Good news! Could this be a breakthrough towards a hydrogen powered future?
The research article is actually about separating hydrogen in crude hydrogen from its impurities and not really about storage.
Never forget the Hindenburg disaster of 1937 when it comes to hydrogen! One spark is all it takes (e.g. as you may remember chemistry lessons in high school).
The demagogues of hydrogen power never fail to mention that burning hydrogen converts only to water. What happens if you do this at a large scale?
"As a fuel, hydrogen has one major attraction. When it burns or powers a fuel cell, it creates only water—and no climate-warming carbon dioxide. After that, the caveats start. To ship it or store it, the gas must be crushed under intense pressures or liquefied at ultracold temperatures, which raises costs. Now, researchers report the discovery of a cheap catalyst that adds hydrogen atoms to oil-like molecules that are liquid at ambient temperature and pressure. That means hydrogen could be stored and shipped in existing tanks, trucks, and pipelines, much like gasoline. ..."
From the abstract:
"Industrially, hydrogen production often relies on carbon-based resources, necessitating the separation of hydrogen from impurities such as CO, CO2, hydrocarbons and N2. Traditional purification methods involve complicated and energy-intensive sequential conversion and removal of these impurities.
Here we introduce a reversible catalytic cycle based on the interconversion between γ-butyrolactone and 1,4-butanediol over an inverse Al2O3/Cu catalyst, enabling efficient hydrogen separation and storage from crude hydrogen feeds.

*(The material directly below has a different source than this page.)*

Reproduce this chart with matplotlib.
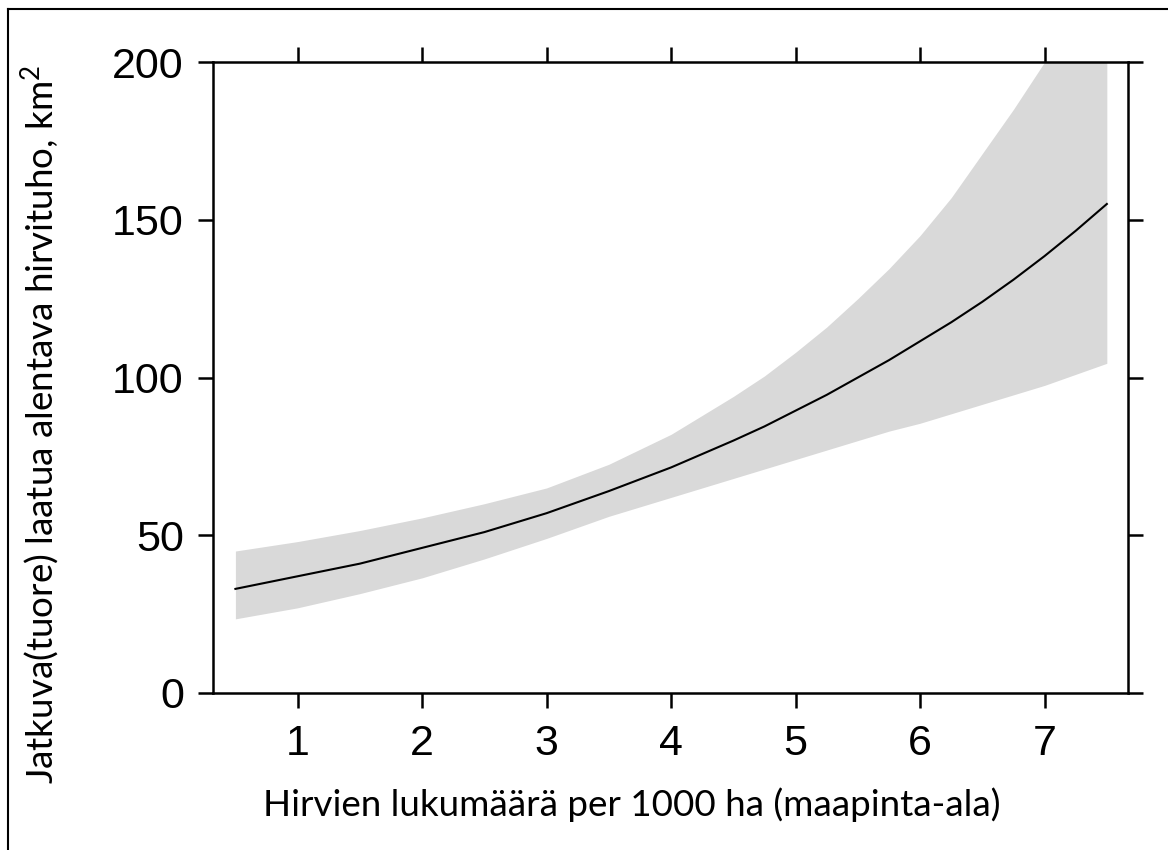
#!/usr/bin/env python3
"""Moose density vs. damaged area, with confidence band."""
import matplotlib
matplotlib.use('Agg')
import matplotlib.pyplot as plt
from matplotlib.lines import Line2D

# Data
moose_density = [0.5, 1.0, 1.5, 2.0, 2.5, 3.0, 3.5, 4.0, 4.5, 4.75, 5.0, 5.25, 5.5,
                 5.75, 6.0, 6.25, 6.5, 6.75, 7.0, 7.25, 7.5]
damage_mean = [33, 37, 41, 46, 51, 57, 64, 71.5, 80, 84.5, 89.5, 94.5, 100,
               105.5, 111.5, 117.5, 124, 131, 138.5, 146.5, 155]
damage_lower = [23.5, 27, 31.5, 36.5, 42.5, 49, 56, 62, 68, 71, 74, 77, 80,
                83, 85.5, 88.5, 91.5, 94.5, 97.5, 101, 104.5]
damage_upper = [45, 48, 51.5, 55.5, 60, 65, 72.5, 82, 94, 100.5, 108, 116, 125,
                134.5, 145, 157, 171, 185, 200, 216, 232]

x_ticks = [1, 2, 3, 4, 5, 6, 7]
y_ticks = [0, 50, 100, 150, 200]

xlabel = 'Hirvien lukumäärä per 1000 ha (maapinta-ala)'
ylabel = r'Jatkuva(tuore) laatua alentava hirvituho, km$^2$'

plt.rcParams['mathtext.fontset'] = 'custom'
plt.rcParams['mathtext.rm'] = 'Lato'
plt.rcParams['mathtext.it'] = 'Lato'

W, H = 1168, 850
fig = plt.figure(figsize=(W / 100, H / 100), dpi=100)
ax = fig.add_axes([213 / W, 1 - 693 / H, (1128 - 213) / W, (693 - 62) / H])

ax.fill_between(moose_density, damage_lower, damage_upper, color='#d9d9d9', lw=0)
ax.plot(moose_density, damage_mean, color='black', lw=1.5)

ax.set_xlim(0.32, 7.67)
ax.set_ylim(0, 200)
ax.set_xticks(x_ticks)
ax.set_yticks(y_ticks)

for s in ax.spines.values():
    s.set_linewidth(1.8)

tick_font = 'Liberation Sans'
ax.tick_params(axis='both', direction='out', length=11, width=1.8,
               labelsize=31, top=True, right=True, labeltop=False, labelright=False)
ax.tick_params(axis='x', pad=11)
ax.tick_params(axis='y', pad=10)
for lab in ax.get_xticklabels() + ax.get_yticklabels():
    lab.set_fontfamily(tick_font)

# Axis titles
fig.text(632 / W, 1 - 805 / H, xlabel, ha='center', va='center',
         fontsize=26.5, family='Lato')
fig.text(40 / W, 1 - 424 / H, ylabel, ha='center', va='center',
         rotation=90, fontsize=26.5, family='Lato')

# Frame lines at top and left edges of the image
fig.add_artist(Line2D([8 / W, 8 / W], [0, 1 - 9 / H], transform=fig.transFigure,
                      color='black', lw=1.5))
fig.add_artist(Line2D([8 / W, 1], [1 - 9 / H, 1 - 9 / H], transform=fig.transFigure,
                      color='black', lw=1.5))

fig.savefig('out.png', dpi=100)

This process could transform crude hydrogen feeds containing over 50% impurities into pure hydrogen at low temperature. The low impurity affinity and high dispersion of inverse Al2O3/Cu facilitate catalytic crude and waste hydrogen separations previously considered unachievable. This approach avoids the need for expensive pressure swing adsorption or membrane systems in liquid organic hydrogen carriers, showing great potential for large-scale applications in crude hydrogen or industrial tail gas utilization processes. By providing a low-risk, energy-efficient alternative, this strategy supports the global transition from grey/blue hydrogen to green hydrogen."